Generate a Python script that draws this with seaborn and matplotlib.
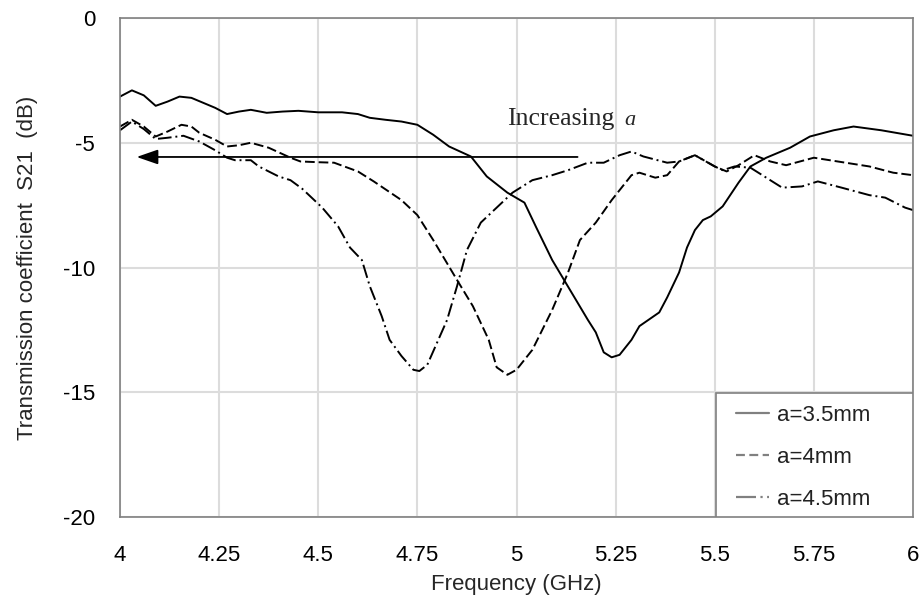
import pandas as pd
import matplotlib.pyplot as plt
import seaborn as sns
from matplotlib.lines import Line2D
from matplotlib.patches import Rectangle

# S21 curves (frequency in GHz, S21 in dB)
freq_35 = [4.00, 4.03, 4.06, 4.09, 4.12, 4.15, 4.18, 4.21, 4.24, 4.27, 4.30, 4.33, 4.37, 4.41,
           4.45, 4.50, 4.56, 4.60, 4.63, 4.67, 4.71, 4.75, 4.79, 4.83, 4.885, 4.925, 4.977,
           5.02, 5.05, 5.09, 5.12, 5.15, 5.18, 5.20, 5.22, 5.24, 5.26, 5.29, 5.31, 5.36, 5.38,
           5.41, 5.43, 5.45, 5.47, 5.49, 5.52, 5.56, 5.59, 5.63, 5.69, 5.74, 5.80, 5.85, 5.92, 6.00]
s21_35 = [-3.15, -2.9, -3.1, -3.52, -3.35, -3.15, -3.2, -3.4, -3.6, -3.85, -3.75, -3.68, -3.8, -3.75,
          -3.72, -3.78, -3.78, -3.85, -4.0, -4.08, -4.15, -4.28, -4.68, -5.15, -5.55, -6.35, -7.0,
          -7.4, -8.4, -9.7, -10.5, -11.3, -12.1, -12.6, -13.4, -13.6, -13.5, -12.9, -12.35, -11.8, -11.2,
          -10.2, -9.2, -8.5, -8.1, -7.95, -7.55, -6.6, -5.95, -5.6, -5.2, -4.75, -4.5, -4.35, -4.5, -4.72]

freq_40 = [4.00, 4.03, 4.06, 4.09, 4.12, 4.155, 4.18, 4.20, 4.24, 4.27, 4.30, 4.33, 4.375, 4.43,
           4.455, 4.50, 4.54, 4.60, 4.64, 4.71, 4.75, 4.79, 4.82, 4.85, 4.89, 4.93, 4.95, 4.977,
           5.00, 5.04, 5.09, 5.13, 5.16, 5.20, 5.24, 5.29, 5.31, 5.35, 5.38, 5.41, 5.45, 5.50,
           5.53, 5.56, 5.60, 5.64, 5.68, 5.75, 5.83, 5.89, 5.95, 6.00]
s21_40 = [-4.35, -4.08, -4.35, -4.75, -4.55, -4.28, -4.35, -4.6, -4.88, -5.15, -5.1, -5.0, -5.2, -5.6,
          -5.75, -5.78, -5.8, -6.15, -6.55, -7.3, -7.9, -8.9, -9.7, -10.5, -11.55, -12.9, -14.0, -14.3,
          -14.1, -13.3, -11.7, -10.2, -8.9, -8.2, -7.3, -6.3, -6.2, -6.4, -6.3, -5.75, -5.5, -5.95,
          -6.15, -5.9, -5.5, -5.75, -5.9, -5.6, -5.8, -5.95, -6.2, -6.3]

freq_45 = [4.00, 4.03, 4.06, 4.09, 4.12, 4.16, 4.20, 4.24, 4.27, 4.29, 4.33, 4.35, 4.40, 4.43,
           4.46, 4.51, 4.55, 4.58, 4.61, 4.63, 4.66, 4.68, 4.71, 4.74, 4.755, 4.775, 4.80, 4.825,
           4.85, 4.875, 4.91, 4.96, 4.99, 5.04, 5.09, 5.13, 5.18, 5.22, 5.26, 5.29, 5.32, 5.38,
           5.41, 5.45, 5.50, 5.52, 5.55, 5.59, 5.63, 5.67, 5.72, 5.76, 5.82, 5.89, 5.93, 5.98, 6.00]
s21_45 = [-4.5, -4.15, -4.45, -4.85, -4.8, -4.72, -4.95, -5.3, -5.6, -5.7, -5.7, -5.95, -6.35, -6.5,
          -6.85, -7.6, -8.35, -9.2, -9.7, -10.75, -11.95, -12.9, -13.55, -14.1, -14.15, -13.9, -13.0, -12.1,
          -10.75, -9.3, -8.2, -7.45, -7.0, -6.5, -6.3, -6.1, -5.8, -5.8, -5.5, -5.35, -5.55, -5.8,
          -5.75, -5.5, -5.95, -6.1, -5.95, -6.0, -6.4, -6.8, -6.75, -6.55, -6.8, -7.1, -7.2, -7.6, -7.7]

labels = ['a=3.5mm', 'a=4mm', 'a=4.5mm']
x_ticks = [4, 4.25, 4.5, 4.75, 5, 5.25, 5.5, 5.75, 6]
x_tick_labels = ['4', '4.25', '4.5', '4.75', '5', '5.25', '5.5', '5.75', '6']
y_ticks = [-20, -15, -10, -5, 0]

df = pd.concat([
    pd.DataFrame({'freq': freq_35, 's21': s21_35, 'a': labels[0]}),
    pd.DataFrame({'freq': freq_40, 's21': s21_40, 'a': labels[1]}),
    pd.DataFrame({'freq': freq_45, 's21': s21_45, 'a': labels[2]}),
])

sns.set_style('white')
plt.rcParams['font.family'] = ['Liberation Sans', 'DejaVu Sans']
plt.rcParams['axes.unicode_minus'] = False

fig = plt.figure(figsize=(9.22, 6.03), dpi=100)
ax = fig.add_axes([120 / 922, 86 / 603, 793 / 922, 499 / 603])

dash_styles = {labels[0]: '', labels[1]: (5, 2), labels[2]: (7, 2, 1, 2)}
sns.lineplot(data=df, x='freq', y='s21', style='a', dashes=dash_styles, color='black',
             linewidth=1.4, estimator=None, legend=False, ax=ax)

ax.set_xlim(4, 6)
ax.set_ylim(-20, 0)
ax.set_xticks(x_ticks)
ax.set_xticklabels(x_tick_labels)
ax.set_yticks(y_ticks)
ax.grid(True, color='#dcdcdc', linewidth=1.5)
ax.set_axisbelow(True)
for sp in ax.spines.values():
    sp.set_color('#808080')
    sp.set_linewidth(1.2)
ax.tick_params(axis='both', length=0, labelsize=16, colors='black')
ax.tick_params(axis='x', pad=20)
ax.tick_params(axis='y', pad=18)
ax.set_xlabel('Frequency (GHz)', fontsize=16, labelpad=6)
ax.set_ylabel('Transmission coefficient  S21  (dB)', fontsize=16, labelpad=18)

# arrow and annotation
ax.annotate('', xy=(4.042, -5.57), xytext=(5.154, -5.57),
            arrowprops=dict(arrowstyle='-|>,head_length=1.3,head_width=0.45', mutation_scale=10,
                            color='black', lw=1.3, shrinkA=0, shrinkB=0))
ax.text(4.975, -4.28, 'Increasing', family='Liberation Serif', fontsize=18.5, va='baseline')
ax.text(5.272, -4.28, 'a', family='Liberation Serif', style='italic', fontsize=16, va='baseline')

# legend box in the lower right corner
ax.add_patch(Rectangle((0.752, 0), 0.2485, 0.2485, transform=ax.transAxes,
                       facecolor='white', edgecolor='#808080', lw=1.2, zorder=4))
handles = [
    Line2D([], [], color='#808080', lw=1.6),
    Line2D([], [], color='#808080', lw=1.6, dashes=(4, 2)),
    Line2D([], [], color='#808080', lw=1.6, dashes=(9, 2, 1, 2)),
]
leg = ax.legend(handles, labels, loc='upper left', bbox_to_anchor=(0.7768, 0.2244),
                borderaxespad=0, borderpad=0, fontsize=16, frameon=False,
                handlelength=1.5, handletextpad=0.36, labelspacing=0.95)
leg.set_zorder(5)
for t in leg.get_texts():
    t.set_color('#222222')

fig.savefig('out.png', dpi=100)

------------------------------

▸ Exercise requirements: With all pictures left out, please transcribe exactly the lines from the start of the material through the line with "from matplotlib.patches import Rectangle".

▸ Complete output:
Generate a Python script that draws this with seaborn and matplotlib.
import pandas as pd
import matplotlib.pyplot as plt
import seaborn as sns
from matplotlib.lines import Line2D
from matplotlib.patches import Rectangle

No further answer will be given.